Io condivido in pieno l’opinione di Enrico Berlinguer, che la NATO fosse da preferire al patto di Varsavia; tuttavia, ricordando la nostra storia recente, compresa la strategia della tensione degli anni 70 e 80, non posso non riconoscere che l’ombrello protettivo americano sia stato anche un vincolo che in qualche misura ha limitato la nostra libertà ed è stato pagato anche con sofferenze e lutti. In buona sostanza, in cambio della difesa offerta dagli USA e dalla NATO, siamo stati in una condizione di vassallaggio; ma, dal momento che gli USA difendevano prima di tutto i propri interessi, non possono oggi rinfacciarci le pur ingenti spese finora sostenute, che erano inevitabilmente parte del gioco.

Infatti, ora che i principali interessi americani si sono spostati su altri fronti, molto candidamente Trump ci ha detto: ora arrangiatevi, non ci servite più; anzi, beccatevi pure i dazi, a meno che non vi accolliate un po’ del nostro debito, non compriate il nostro fossile e i nostri sistemi d’arma. Perché a questo mirerebbe, secondo alcuni osservatori, la minaccia delle “tariffe”, che tanto lo entusiasmano.

Per questo insieme di cose, il voltafaccia americano non è così negativo per noi europei. Al contrario, molto di più rischia di costare agli ucraini, precedentemente incoraggiati alla guerra contro la Russia, e molto di più è costato agli afgani, in seguito all’accordo con i talebani che proprio Trump aveva sottoscritto durante il precedente mandato.

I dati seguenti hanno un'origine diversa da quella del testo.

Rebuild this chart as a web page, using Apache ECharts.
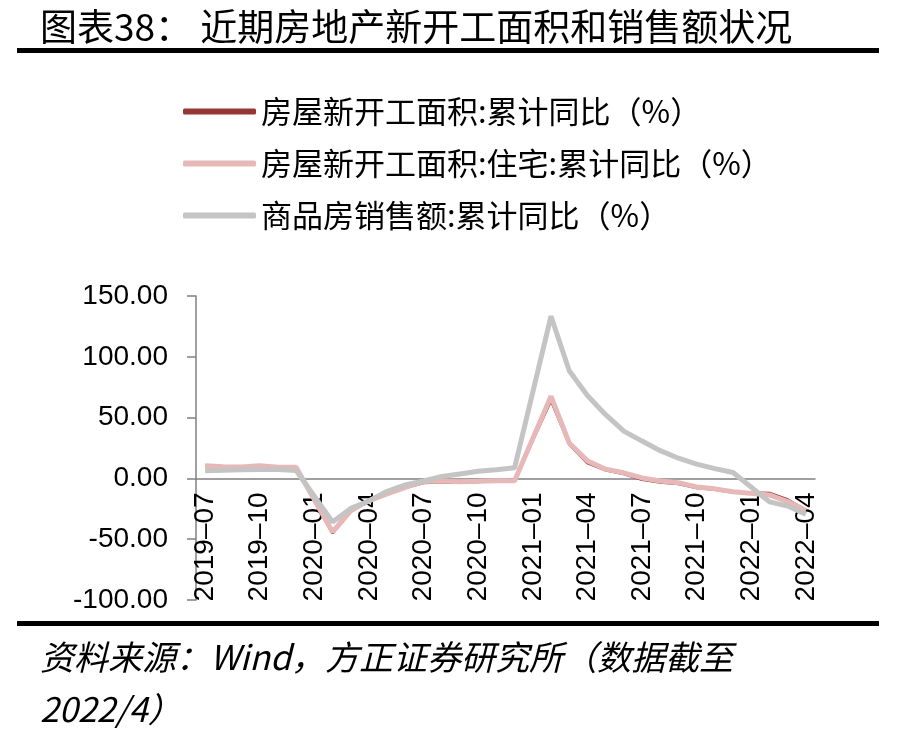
<!DOCTYPE html>
<html>
<head>
<meta charset="utf-8">
<script src="https://cdn.jsdelivr.net/npm/echarts@6/dist/echarts.min.js"></script>
<style>
  html, body { margin: 0; padding: 0; background: #fff; }
  #chart { width: 897px; height: 734px; }
</style>
</head>
<body>
<div id="chart"></div>
<script>
// 月份（1月无单独数据，1-2月合并公布）
var months = [
    '2019-07','2019-08','2019-09','2019-10','2019-11','2019-12',
    '2020-01','2020-02','2020-03','2020-04','2020-05','2020-06',
    '2020-07','2020-08','2020-09','2020-10','2020-11','2020-12',
    '2021-01','2021-02','2021-03','2021-04','2021-05','2021-06',
    '2021-07','2021-08','2021-09','2021-10','2021-11','2021-12',
    '2022-01','2022-02','2022-03','2022-04'
];
var newStartArea = [9.5, 8.9, 8.6, 10.0, 8.6, 8.5,
    null, -44.9, -27.2, -18.4, -12.8, -7.6, -3.6, -2.9, -3.4, -2.7, -2.0, -1.2,
    null, 64.3, 28.2, 12.8, 6.9, 3.8, -0.9, -3.2, -4.5, -7.7, -9.1, -11.4,
    null, -12.2, -17.5, -26.3];
var newStartHousing = [10.5, 9.5, 9.4, 10.5, 9.2, 9.2,
    null, -44.0, -26.5, -18.3, -12.7, -7.3, -2.6, -2.1, -2.7, -2.4, -1.9, -1.9,
    null, 67.5, 29.1, 14.4, 7.6, 4.6, 0.4, -2.1, -3.5, -7.0, -8.6, -10.9,
    null, -13.6, -19.0, -26.3];
var salesAmount = [6.2, 6.7, 7.1, 7.3, 7.3, 6.5,
    null, -35.9, -24.7, -18.6, -10.6, -5.4, -2.1, 1.6, 3.7, 5.8, 7.2, 8.7,
    null, 133.4, 88.5, 68.2, 52.4, 38.9, 30.7, 22.8, 16.6, 11.8, 8.0, 4.8,
    null, -19.3, -22.7, -29.5];
var seriesNames = ['房屋新开工面积:累计同比（%）', '房屋新开工面积:住宅:累计同比（%）', '商品房销售额:累计同比（%）'];
var yTicks = [-100, -50, 0, 50, 100, 150];

var cjk = '"Noto Sans CJK SC", sans-serif';
var chart = echarts.init(document.getElementById('chart'));

var gridTop = 296, gridBottom = 134;
var plotH = 734 - gridTop - gridBottom;
var yMin = yTicks[0], yMax = yTicks[yTicks.length - 1];
// x轴放在0值处（标签跟随）
var zeroOffset = -plotH * (0 - yMin) / (yMax - yMin);

function every3(i) { return i % 3 === 0; }

var option = {
    backgroundColor: '#fff',
    animation: false,
    color: ['#953735', '#E6B9B8', '#C4C4C4'],
    graphic: [
        { type: 'text', left: 40, top: 8, style: { text: '图表38： 近期房地产新开工面积和销售额状况', font: '37px ' + cjk, fill: '#000' } },
        { type: 'rect', shape: { x: 17, y: 48, width: 862, height: 5 }, style: { fill: '#000' } },
        { type: 'rect', shape: { x: 17, y: 621, width: 862, height: 5 }, style: { fill: '#000' } },
        { type: 'text', left: 40, top: 640, style: { text: '资料来源：Wind，方正证券研究所（数据截至', font: 'italic 34px ' + cjk, fill: '#000' } },
        { type: 'text', left: 40, top: 692, style: { text: '2022/4）', font: 'italic 34px ' + cjk, fill: '#000' } }
    ],
    legend: {
        orient: 'vertical',
        left: 178,
        top: 91,
        itemWidth: 73,
        itemHeight: 6,
        itemGap: 21,
        icon: 'roundRect',
        data: seriesNames,
        textStyle: { fontSize: 31, lineHeight: 31, fontFamily: cjk, color: '#000' }
    },
    grid: { left: 196, right: 82, top: gridTop, bottom: gridBottom },
    xAxis: {
        type: 'category',
        data: months,
        boundaryGap: true,
        offset: zeroOffset,
        axisLine: { onZero: false, lineStyle: { color: '#808080', width: 1.5 } },
        axisTick: { alignWithLabel: true, interval: function (i) { return every3(i); }, length: 8, lineStyle: { color: '#808080', width: 1.5 } },
        axisLabel: {
            interval: function (i) { return every3(i); },
            rotate: 90,
            margin: 14,
            fontSize: 28,
            fontFamily: 'Liberation Sans, Arial, sans-serif',
            color: '#000',
            formatter: function (v) { return v.replace('-', '–'); }
        },
        splitLine: { show: false }
    },
    yAxis: {
        type: 'value',
        min: yMin,
        max: yMax,
        interval: 50,
        axisLine: { show: true, lineStyle: { color: '#808080', width: 1.5 } },
        axisTick: { show: true, length: 9, lineStyle: { color: '#808080', width: 1.5 } },
        axisLabel: {
            margin: 28,
            fontSize: 28,
            fontFamily: 'Liberation Sans, Arial, sans-serif',
            color: '#000',
            formatter: function (v) { return v.toFixed(2); }
        },
        splitLine: { show: false }
    },
    series: [
        { name: seriesNames[0], type: 'line', data: newStartArea, connectNulls: true, showSymbol: false, z: 2, lineStyle: { width: 3 } },
        { name: seriesNames[1], type: 'line', data: newStartHousing, connectNulls: true, showSymbol: false, z: 3, lineStyle: { width: 5 } },
        { name: seriesNames[2], type: 'line', data: salesAmount, connectNulls: true, showSymbol: false, z: 4, lineStyle: { width: 5 } }
    ]
};
chart.setOption(option);
window.addEventListener('resize', chart.resize);
</script>
</body>
</html>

Per l’UE il voltafaccia è certamente un rischio, che forse possiamo e dobbiamo correre in cambio del recupero di una più completa autonomia e libertà. D’altronde, anche i ragazzi devono imparare a fare a meno di molte protezioni, man mano che crescono.

Dispiace, semmai, che l’Europa non sia ancora pronta a cogliere questa opportunità.

Dovremmo costruire un esercito comune, ma questo comporterebbe una politica estera comune, senza veti e personalismi. Davvero difficile, con l’attuale struttura comunitaria. Ma purtroppo il tentativo di adottare una Costituzione Europea – con le importanti novità di un Ministro degli Esteri e della sostituzione dell’unanimità con la maggioranza qualificata – è naufragato per la bocciatura referendaria subita in Francia e Olanda nel 2005.

L’alternativa oggi proposta dalla Von der Leyen è dispendiosa quanto poco promettente: aumentare le spese militari per fare 27 piccoli eserciti un po’ più agguerriti. Ne vale la pena?  

O forse si è deciso di rabbonire il nostro cosiddetto alleato americano comprandogli armi per rafforzare la NATO? Che vorrebbe dire restare ancora vassalli, ma a più caro prezzo.

Non ne sono certo, ma temo che di questo si tratti. Sono però certo del fatto che uno Stato – o un’unione di Stati – non è davvero libero se non è in grado di difendersi, anche se con un aumento di spesa, purché sensato e razionale. Questo, con buona pace dei sedicenti pacifisti, altro non è che il prezzo dell’indipendenza e della libertà, che hanno un valore inestimabile e sono il vero presupposto alla pace. Delegare la difesa a un “alleato” esterno – ammesso, poi, che sia ancora un alleato – non vuol dire essere per la pace. Vuol dire, se mai, delegare ad altri la possibilità e la volontà di pace, ma anche la facoltà di optare per la guerra.